What I long for now is the best computer desk I will never have again. I can’t even find a picture of it so you can see what was so wonderful. I was a starving college student who made the mistake of attending the scam of Devry. I bought this 3-piece computer desk. It had this wide computer desk with adjustable overhead shelf, a tiny little corner piece and a massive printer stand with adjustable shelf and drawer. Yes, it had the slot cut through the top because it was all tractor fed dot matrix then. I believe it was made by O’Sullivan.
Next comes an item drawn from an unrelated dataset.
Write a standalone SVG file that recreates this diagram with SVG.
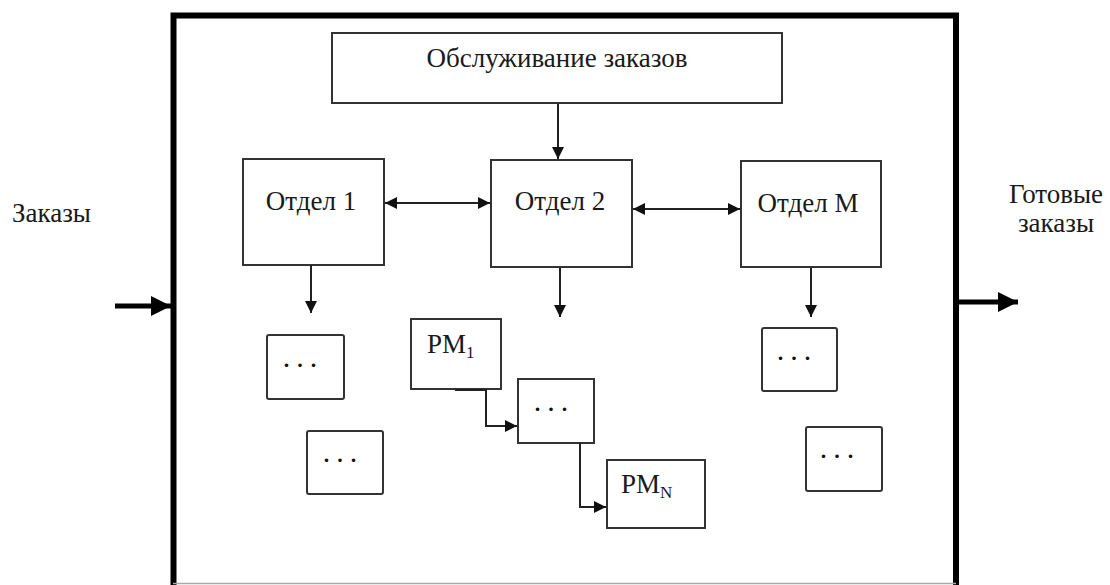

Yes, it was all glue and sawdust with a nice looking veneer, but it had one feature I miss immensely now. The entire width of the desk had a roll out feature. Half of the roll out was a keyboard tray wide enough for keyboards of the full sized DIN era. The other half was raised about 3-4 inches to provide both a solid writing/mousing surface and it had a wide pull out drawer under that. I used to keep piles of lead sheet scratch paper in there. The roll-out section effectively doubled your work area at a time when we had massive tube type monitors.
Maybe, if you are a laptop only person you can get by with one of those tiny computer desks they sell, but I’m a multiple monitor kind of guy. I only use laptops and netbooks when I’m traveling. Even when writing something as small as this blog post it is difficult for me to work with a single monitor. My work flow is such that I save my links, etc. in an editor over in the other window. Most of my clients tend to set up at least 2 and in many case 3 monitor systems for developers.
The closest thing I have found is this ashwood compact desk but it is too small. No, I simply can’t ask O’Sullivan because they don’t exist anymore. It has lead to some rather desperate pleas from people who ended up buying some liquidation items cheap only to find no assembly instructions.
Classic wooden work desks used to have these little trays one could pull out on either side. Usually you had to pull the drawer out with them to provide support if you were writing on them, but, they too expanded your work space.
Once you get past your gigantic desk days, you will harken back for something a bit more functional. Do I actually use all of this space? Yes. Most of it. The desk isn’t always piled with stuff, just most of the time. Why? I get that trait from my father. You should see the trash heap we call the tool shed. Thankfully we mostly kept him out of the two newer sheds.